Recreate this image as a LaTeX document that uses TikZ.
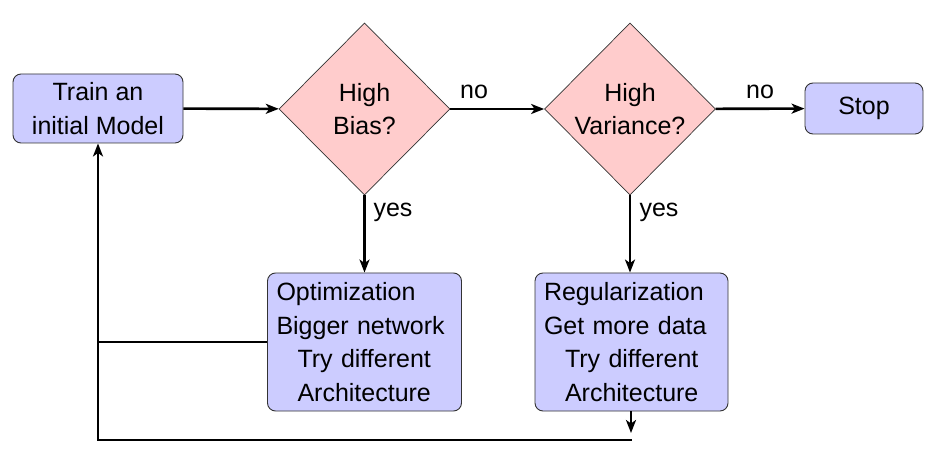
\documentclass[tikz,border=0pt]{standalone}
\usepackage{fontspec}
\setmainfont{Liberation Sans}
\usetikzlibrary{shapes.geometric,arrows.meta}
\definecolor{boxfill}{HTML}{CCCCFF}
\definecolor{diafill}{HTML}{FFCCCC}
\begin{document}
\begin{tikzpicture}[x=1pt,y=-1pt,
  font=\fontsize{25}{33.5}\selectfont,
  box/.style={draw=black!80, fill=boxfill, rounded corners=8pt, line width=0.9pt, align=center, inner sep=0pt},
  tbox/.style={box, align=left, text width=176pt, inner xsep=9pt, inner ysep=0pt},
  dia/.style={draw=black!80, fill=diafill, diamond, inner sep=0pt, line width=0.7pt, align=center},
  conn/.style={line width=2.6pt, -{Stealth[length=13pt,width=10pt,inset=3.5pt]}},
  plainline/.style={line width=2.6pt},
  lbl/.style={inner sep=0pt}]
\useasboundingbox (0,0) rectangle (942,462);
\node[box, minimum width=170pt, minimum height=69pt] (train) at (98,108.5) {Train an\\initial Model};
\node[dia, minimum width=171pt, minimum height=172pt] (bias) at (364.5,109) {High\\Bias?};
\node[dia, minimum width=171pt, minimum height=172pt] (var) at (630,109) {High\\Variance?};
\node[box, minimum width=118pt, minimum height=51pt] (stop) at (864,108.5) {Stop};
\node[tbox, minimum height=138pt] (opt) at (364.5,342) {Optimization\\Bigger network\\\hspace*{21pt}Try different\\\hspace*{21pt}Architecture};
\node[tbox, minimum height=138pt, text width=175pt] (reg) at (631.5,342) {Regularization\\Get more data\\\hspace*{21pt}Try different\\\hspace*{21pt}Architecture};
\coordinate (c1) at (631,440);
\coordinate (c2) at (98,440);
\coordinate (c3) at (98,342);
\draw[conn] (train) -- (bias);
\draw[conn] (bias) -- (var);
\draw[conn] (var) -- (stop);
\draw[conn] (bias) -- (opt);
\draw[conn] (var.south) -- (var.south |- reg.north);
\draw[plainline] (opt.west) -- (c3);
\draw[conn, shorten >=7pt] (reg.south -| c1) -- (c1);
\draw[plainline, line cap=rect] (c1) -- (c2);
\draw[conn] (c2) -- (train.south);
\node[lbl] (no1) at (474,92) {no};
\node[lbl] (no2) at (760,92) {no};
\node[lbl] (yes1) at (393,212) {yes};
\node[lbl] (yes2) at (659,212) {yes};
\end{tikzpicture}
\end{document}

* Stated goal *
Copy every line of the data exactly as written, excluding the pictures.

* Response *
Recreate this image as a LaTeX document that uses TikZ.
\documentclass[tikz,border=0pt]{standalone}
\usepackage{fontspec}
\setmainfont{Liberation Sans}
\usetikzlibrary{shapes.geometric,arrows.meta}
\definecolor{boxfill}{HTML}{CCCCFF}
\definecolor{diafill}{HTML}{FFCCCC}
\begin{document}
\begin{tikzpicture}[x=1pt,y=-1pt,
  font=\fontsize{25}{33.5}\selectfont,
  box/.style={draw=black!80, fill=boxfill, rounded corners=8pt, line width=0.9pt, align=center, inner sep=0pt},
  tbox/.style={box, align=left, text width=176pt, inner xsep=9pt, inner ysep=0pt},
  dia/.style={draw=black!80, fill=diafill, diamond, inner sep=0pt, line width=0.7pt, align=center},
  conn/.style={line width=2.6pt, -{Stealth[length=13pt,width=10pt,inset=3.5pt]}},
  plainline/.style={line width=2.6pt},
  lbl/.style={inner sep=0pt}]
\useasboundingbox (0,0) rectangle (942,462);
\node[box, minimum width=170pt, minimum height=69pt] (train) at (98,108.5) {Train an\\initial Model};
\node[dia, minimum width=171pt, minimum height=172pt] (bias) at (364.5,109) {High\\Bias?};
\node[dia, minimum width=171pt, minimum height=172pt] (var) at (630,109) {High\\Variance?};
\node[box, minimum width=118pt, minimum height=51pt] (stop) at (864,108.5) {Stop};
\node[tbox, minimum height=138pt] (opt) at (364.5,342) {Optimization\\Bigger network\\\hspace*{21pt}Try different\\\hspace*{21pt}Architecture};
\node[tbox, minimum height=138pt, text width=175pt] (reg) at (631.5,342) {Regularization\\Get more data\\\hspace*{21pt}Try different\\\hspace*{21pt}Architecture};
\coordinate (c1) at (631,440);
\coordinate (c2) at (98,440);
\coordinate (c3) at (98,342);
\draw[conn] (train) -- (bias);
\draw[conn] (bias) -- (var);
\draw[conn] (var) -- (stop);
\draw[conn] (bias) -- (opt);
\draw[conn] (var.south) -- (var.south |- reg.north);
\draw[plainline] (opt.west) -- (c3);
\draw[conn, shorten >=7pt] (reg.south -| c1) -- (c1);
\draw[plainline, line cap=rect] (c1) -- (c2);
\draw[conn] (c2) -- (train.south);
\node[lbl] (no1) at (474,92) {no};
\node[lbl] (no2) at (760,92) {no};
\node[lbl] (yes1) at (393,212) {yes};
\node[lbl] (yes2) at (659,212) {yes};
\end{tikzpicture}
\end{document}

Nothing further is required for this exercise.